What’s it like for you and your team to be at the Olympics?

It’s interesting because we want to be behind the scenes. People say we’ll watch for you at the Games, and I say: I hope you don’t see me, because if you do it means there’s a problem. We know that we have an important role in there, to keep the field of play even for everybody and give them the best ice we can. We don’t want to influence the results; it’s all about the athletes. We don’t want to be apart of the story.

Your first Olympic ice-making gig was Calgary 1988. What keeps you coming back?

It’s the challenge. Every venue is so different. We know the end product we want, but for me it’s like: How do I get to the end? Because the water everywhere is different, the air movement is different, the refrigeration systems are different. For the last couple Games, everyone on my team here in Calgary has gone at one time or another — if not for the Games, then a test event or something else. These guys are like me. I grew up in Calgary as a heavy-duty mechanic. I never expected to see the world. And to be able to get in on the ground floor in the design of (Beijing’s National Speed ​​Skating Oval) is a whole other adventure.

What was the challenge this time?

The building ended up about a year behind, and we never really had the chance to do the test events we should have done.


The plan was to have a refrigeration system based on an old refrigerant. There’s a lot of chemical refrigerants that are bad for the ozone and part of the mandate of the Olympics is to be environmentally friendly, so it didn’t make sense to do that. We had at least a nine-month battle just trying to get them to move ahead with the CO2 refrigeration system, which is state of the art.

Is there a Canadian flair you bring to the job?

In Torino 2006, we buried a little gold maple leaf in the ice. The Canadian skaters knew about that, and they sort of knew where it was. They didn’t go looking — except for Jeremy Wotherspoon, who gets down on his hands and knees looking for this thing that’s supposed to be a secret. But the thing I find kind of funny is every (Olympic venue) I’ve gone to, (the skaters) say it feels like the ice in Calgary. Part of that is our method, the way we mixed the waters and such. But I think it’s also a perception when they come there that they recognize me from Calgary. That’s a good thing. They know when they come to Calgary they get good ice.

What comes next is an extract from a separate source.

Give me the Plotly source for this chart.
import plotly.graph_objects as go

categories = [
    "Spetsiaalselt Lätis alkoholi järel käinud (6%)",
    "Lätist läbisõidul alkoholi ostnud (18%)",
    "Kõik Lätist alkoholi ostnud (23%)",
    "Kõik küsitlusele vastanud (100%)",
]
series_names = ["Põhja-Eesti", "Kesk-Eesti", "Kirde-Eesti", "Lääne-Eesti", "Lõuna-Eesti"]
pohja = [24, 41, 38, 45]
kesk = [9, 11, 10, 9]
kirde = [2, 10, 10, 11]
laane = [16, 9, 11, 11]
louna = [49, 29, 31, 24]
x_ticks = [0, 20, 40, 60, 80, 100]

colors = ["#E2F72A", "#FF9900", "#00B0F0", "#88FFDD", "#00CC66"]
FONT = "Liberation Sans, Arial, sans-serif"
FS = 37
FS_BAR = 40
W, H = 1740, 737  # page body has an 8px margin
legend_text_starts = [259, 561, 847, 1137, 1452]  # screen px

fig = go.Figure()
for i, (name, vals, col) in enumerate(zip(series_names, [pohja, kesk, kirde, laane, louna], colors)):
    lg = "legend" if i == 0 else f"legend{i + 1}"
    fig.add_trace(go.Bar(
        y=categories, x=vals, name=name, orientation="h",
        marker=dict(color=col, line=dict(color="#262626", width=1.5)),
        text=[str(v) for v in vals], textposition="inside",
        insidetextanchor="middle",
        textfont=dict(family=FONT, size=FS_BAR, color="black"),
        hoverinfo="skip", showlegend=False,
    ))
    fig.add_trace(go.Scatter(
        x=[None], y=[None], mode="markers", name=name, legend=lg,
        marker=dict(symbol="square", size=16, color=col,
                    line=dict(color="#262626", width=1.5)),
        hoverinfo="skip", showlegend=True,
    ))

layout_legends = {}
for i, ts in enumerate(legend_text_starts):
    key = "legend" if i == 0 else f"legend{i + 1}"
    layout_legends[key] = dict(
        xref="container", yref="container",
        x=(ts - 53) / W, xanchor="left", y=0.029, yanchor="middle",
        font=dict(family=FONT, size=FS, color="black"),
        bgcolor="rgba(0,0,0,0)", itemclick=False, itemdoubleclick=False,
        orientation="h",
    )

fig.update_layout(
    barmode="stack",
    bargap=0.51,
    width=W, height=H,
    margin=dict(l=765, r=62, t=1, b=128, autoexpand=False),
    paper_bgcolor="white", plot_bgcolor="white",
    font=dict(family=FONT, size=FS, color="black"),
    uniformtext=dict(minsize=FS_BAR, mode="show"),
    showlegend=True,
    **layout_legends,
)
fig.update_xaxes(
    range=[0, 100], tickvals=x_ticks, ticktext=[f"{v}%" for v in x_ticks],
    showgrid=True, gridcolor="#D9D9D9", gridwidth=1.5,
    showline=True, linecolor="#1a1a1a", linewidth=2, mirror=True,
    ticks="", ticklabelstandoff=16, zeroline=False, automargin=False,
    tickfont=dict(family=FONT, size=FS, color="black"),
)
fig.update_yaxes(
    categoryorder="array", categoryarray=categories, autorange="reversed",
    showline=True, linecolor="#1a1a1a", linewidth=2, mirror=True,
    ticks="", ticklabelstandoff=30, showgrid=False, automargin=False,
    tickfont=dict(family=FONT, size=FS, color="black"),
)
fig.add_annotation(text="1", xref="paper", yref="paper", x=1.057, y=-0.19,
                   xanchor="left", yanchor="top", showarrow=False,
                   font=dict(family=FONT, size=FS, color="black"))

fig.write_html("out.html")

In Pyeongchang 2018, you had Zambonis made in Brantford, Ont. What about this time?

That’s a bit of a sore spot. The hockey venues have Zambonis; we ended up with a product out of northern Italy. It’s an Engo. It’s a fully electric ice resurfacer, which scares me a little bit — too many points of failure, too many things that can go wrong.

If you could, what Olympic sport would you want to watch in Beijing other than speedskating?

Hockey, absolutely. I’ve gotten lucky (in the past) and been able to go to a couple of games. Salt Lake (2002), I was at the women’s gold-medal game, and in Italy. But this time there won’t be any opportunity to watch. This time, with the bubble, we’ll just see our hotel, the bus and the venue.